Ainsi, lorsque survient un sinistre, l’entreprise reste responsable de son suivi, de la gestion de son image, des conséquences humaines, sociales et environnementales. Difficile d’évoquer une « cession du risque », car l’entreprise reste totalement impliquée. Elle doit se préoccuper notamment du retour à la normale de son activité et de son positionnement sur le marché. Bien évidemment, l’assureur est un partenaire financier – puisqu’il permet à l’entreprise de réparer les dommages et de redémarrer – et logistique, car il dispose de réseaux, de réflexes et de services utiles à l’entreprise. Un partenaire humain enfin car l’ampleur de certains dommages sont lourds à porter seul et une relation de confiance et de partage représente un véritable soutien.

Enfin, si le risque se caractérise par un impact comme nous venons de le voir, il se caractérise aussi par une probabilité de réalisation. Si le premier peut être transféré, en tout ou partie, la probabilité ne peut évidemment pas l’être. Cette probabilité est le degré potentiel de réalisation du risque, un des éléments fondamentaux permettant de calculer le coût de la cession exprimé à travers la prime dont s’acquittera l’entreprise auprès de l’assureur.

Ce calcul s’établit à partir de statistiques, d’historiques et d’autres bases de données dont dispose l’assureur, mais également via le dispositif enterprise risk management (ERM). Et c’est au moyen d’échelles, d’entretiens, de tests de  maîtrise, d’historiques et de retours d’expérience, que le risk manager s’appliquera à estimer le poids du risque dans l’entreprise.

 

La cession n’exclut pas la gestion

 

Plus la maîtrise interne du risque est forte, plus sa probabilité de réalisation est faible. Il n’y a pas de bonne mesure du  risque sans une politique de prévention sérieuse. Par exemple, lorsqu’une usine est potentiellement inondable, on peut surélever ses stocks, changer l’écoulement des eaux autour des bâtiments, surélever la route d’accès, construire une digue de protection… autant de mesures qui rentrent dans le cadre d’une gestion préventive.

Plus cette maîtrise interne sera efficace, plus la probabilité de réalisation diminuera, et par conséquent plus le coût de la cession sera impacté favorablement. On parle de contrôle interne, de formation, de mesures opérationnelles, de bon sens… En un mot, la gestion préventive influe directement sur le coût de la cession. L’assureur calculera sa prime en fonction de l’environnement dans lequel est géré le risque de manière préventive.

Comme on le voit, cession, transfert et gestion sont bien complémentaires. La cession même auprès d’une captive, ne peut se faire sans gestion, sans accompagnement ni sans prévention. La gestion pourrait se faire sans cession, mais c’est faire courir un risque majeur à l’entreprise qui, tous les jours, voit sa pérennité potentiellement remise en cause.
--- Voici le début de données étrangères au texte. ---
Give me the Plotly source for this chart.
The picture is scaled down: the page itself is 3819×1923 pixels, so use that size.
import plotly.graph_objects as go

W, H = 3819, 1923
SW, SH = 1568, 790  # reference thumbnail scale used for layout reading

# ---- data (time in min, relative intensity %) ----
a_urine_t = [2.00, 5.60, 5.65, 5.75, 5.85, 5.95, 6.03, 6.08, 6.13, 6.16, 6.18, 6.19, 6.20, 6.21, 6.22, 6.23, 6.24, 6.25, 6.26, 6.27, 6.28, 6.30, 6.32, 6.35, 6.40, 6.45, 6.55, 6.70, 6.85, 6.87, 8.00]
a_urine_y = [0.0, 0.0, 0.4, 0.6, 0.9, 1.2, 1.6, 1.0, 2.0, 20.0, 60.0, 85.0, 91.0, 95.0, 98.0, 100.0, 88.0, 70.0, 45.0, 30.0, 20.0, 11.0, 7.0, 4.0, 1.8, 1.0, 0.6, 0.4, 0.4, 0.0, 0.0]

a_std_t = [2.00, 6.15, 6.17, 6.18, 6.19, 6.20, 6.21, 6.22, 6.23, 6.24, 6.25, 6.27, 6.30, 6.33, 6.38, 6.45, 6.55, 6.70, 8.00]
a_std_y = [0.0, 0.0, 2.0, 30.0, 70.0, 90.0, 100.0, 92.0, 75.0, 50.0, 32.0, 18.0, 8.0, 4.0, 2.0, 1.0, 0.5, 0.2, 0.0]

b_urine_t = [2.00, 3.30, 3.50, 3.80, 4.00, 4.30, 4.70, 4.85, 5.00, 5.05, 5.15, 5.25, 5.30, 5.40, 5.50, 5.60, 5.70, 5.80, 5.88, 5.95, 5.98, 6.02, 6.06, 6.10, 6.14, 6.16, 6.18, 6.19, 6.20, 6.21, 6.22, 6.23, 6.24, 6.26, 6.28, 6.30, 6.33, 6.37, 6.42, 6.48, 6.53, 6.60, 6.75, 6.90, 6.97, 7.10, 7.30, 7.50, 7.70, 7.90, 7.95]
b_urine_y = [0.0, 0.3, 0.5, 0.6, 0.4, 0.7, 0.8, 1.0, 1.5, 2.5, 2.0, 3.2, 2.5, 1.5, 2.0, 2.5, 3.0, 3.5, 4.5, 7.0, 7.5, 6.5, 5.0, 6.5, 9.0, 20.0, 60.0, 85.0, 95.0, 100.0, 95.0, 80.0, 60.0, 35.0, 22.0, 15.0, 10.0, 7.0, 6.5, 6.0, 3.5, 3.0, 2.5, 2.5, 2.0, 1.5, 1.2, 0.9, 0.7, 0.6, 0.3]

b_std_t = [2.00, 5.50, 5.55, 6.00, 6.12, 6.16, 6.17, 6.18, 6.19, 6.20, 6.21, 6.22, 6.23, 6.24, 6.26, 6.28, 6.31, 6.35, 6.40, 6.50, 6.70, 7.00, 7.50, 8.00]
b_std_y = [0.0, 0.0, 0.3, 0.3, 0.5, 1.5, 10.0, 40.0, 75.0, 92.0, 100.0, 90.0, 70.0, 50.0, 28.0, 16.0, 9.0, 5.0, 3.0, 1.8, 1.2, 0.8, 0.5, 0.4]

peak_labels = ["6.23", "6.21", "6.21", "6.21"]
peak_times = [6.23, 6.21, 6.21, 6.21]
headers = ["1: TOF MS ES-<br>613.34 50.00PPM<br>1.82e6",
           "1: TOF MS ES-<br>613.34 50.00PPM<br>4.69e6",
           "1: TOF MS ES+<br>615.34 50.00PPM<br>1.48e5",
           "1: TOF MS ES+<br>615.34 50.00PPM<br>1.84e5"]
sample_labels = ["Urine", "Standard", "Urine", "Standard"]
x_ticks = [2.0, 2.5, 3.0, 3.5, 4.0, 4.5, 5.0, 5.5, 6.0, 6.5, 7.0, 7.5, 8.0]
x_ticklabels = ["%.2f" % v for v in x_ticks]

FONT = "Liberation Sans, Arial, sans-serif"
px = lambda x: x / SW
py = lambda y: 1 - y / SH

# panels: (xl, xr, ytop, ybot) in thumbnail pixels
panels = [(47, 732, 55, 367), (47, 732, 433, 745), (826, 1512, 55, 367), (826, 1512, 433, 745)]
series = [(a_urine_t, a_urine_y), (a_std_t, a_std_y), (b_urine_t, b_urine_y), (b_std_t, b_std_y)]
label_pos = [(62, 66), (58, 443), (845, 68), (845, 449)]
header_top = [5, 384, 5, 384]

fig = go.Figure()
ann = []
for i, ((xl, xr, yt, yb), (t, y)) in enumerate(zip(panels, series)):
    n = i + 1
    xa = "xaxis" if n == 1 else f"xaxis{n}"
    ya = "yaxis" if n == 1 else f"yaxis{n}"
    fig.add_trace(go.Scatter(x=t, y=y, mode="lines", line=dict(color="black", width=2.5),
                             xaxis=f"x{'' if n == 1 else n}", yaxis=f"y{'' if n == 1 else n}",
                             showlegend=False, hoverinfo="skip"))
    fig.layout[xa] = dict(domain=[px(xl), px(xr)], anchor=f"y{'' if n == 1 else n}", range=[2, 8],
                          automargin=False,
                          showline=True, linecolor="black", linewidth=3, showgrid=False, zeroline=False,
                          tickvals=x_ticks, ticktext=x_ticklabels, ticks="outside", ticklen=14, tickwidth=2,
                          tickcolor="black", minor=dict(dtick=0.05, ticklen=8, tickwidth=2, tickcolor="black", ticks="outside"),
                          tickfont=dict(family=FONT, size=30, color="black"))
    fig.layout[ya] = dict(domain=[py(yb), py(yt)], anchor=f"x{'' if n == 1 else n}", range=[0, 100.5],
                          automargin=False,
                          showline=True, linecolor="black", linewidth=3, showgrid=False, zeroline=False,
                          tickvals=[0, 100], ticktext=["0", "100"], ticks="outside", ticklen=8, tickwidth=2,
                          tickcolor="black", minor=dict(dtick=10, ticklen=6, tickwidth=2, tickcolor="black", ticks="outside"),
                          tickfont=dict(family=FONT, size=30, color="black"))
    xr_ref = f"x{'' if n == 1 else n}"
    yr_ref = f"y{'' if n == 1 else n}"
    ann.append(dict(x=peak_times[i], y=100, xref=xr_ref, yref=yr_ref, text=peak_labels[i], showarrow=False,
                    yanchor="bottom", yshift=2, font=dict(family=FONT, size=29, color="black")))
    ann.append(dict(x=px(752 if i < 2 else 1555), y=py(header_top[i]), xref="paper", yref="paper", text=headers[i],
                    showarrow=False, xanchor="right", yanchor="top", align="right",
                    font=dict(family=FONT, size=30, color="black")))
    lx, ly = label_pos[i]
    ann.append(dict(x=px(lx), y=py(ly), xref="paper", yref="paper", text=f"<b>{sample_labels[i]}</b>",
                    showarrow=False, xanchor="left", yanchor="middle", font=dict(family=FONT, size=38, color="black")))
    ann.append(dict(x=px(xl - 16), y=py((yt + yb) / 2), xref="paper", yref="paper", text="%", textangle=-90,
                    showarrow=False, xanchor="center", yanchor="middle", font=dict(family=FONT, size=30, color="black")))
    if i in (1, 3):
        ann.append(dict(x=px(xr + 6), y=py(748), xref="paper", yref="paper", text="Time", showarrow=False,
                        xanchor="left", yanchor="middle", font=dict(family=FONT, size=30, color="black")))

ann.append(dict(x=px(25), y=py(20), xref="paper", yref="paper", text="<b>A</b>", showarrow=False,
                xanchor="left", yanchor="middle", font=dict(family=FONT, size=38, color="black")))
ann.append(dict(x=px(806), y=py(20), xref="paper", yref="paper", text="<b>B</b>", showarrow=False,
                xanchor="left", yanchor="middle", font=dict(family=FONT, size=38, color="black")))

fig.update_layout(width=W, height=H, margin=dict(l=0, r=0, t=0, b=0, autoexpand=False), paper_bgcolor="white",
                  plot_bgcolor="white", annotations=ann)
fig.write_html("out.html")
En réalité, la cession n’est donc que l’une des solutions qui s’offrent au gestionnaire de risques ou risk manager pour gérer ses risques. Le risque peut être accepté, refusé ou partagé.

Mais dans tous les cas on s’attachera à le réduire ou tout au moins à le contenir si on ne peut pas le faire disparaître totalement. Pour cela, la seule méthode efficace est la prévention. Par ce moyen, le risk manager va mettre en place les outils ou les systèmes qui permettront de détecter la probabilité de déclenchement du risque.

Plus les mesures de prévention seront déployées et détaillées, meilleures seront les solutions de traitement du sinistre – s’il survient – et de ses conséquences. Parmi ces solutions la cession sera d’autant mieux acceptée ou négociée par l’assureur ou le cessionnaire que le plan de prévention lui aura été soumis et aura reçu son agrément. Une bonne cession du risque et donc du règlement du sinistre en cas d’occurrence ne peut se faire sans préparation conjointe du plan de prévention entre le cédant et le cessionnaire. Il s’agit là d’un impératif, voire d’une condition posée par l’assureur qui accepte que lui soit transféré le risque.

Une cession totale ou partagée n’est pas envisageable sans une gestion responsable du risque qui suppose un plan de prévention, un suivi de l’évolution du risque et enfin un traitement rapide et efficace de ses conséquences dans le cas de sa matérialisation.

Finalement il apparaît qu’il ne faut pas choisir entre céder ou gérer son risque, mais bien toujours le gérer même s’il est décidé de le céder.